4. LinkedIn popularity is relatively low (compared to Facebook and Twitter) but 2011 saw a sizeable jump in adoption of this channel.
5. FourSquare is still a small, niche player.
6. MySpace continues to shed users, is used very little by respondents, and last year’s reinvention as a social music sharing site has yet to exert any positive influence to reverse this death spiral.
7. Nonprofit commercial social network investments are still largely justified on programmatic impact (soft ROI), with just a small number of respondents justifying resource allocation based on revenue returned (hard ROI).

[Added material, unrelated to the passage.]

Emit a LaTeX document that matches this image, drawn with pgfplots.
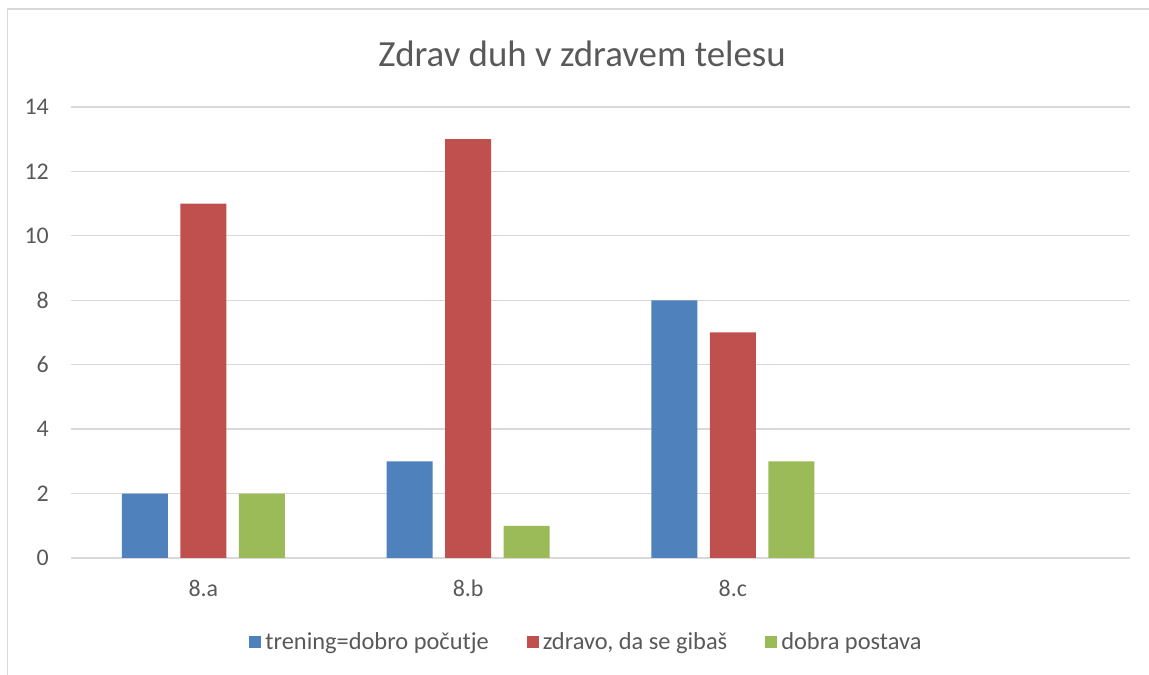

8. Facebook fundraising success is still enjoyed by just a few.
9. Nonprofit respondents are still optimistic about commercial social networks.
10. Commercial social network related staffing and budgets are slowly inching up.
11. Communications and marketing departments own commercial networks for the majority of respondents, not fundraising nor IT.
12. Many mature commercial social networking communities continue to grow, while an increasingly number are just getting started.